# [SOLVED] folder lock browser for iphone



## Ray9999 (Sep 27, 2011)

I have folder lock on iphone 3gs - I want to transfer some folders back to pc. The Folder lock program tells me to enter http://192.168.1.105:8080 on my PC but my PC (several of them) cannot find this address. Any suggestions?


----------



## aciid (Jul 18, 2008)

*Re: folder lock browser for iphone*

Hello Ray9999,

If you want to access your iPhone you need to make sure that you're on the same network, and that both have access to eachother. Some networks has separated the Wifi + cabled network, and those will not be able to access eachother.

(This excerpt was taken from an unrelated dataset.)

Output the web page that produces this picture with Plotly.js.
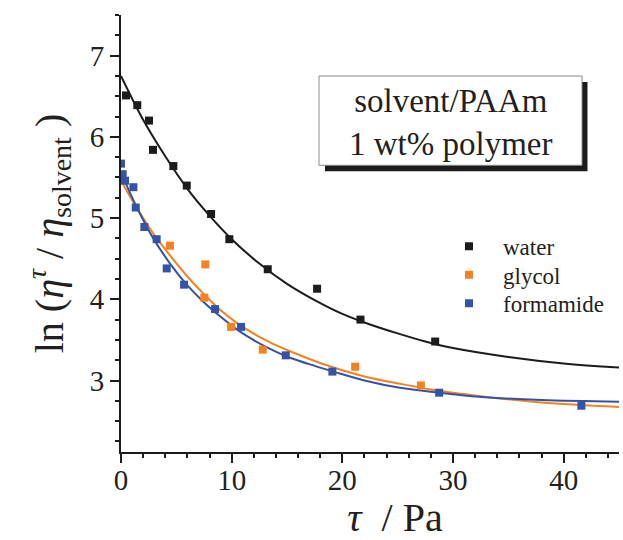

If you go to Start > Search.
Type in "cmd" > Hit ENTER.
Type in "ping 192.168.1.105" > Hit ENTER.

See if that gives any results, let us know what happens.


----------



## Ray9999 (Sep 27, 2011)

*Re: folder lock browser for iphone*

I tried it and I just got a timed out message 4 times (4 packets received) I entered the address again in my web browser and it was still not found. My PC and Iphone are both connected by wifi to my home network.

Thanks anyway.


----------



## aciid (Jul 18, 2008)

*Re: folder lock browser for iphone*

Please go to the command prompt again, and instead of running the Ping command, type:
*ipconfig /all > c:\ipconfig.txt* > Hit ENTER.

Upload the "ipconfig.txt" file located directly under your C: drive to your next reply, so that we can see your network settings, and we'll go from there.


----------



## Ray9999 (Sep 27, 2011)

*Re: folder lock browser for iphone*

I now seem to have sorted the problem. I entered the required address on the Iphone web browser and it connected. I then entered the address on my laptop and it was able to find it and connect. The instructions didn't say that I needed to be logged in on my Iphone. I just thought that connecting it to PC with the USB lead was enough.

Anyway, thanks again for your help.


----------



## aciid (Jul 18, 2008)

No worries, glad you got it working!
Thread has been marked as solved.


----------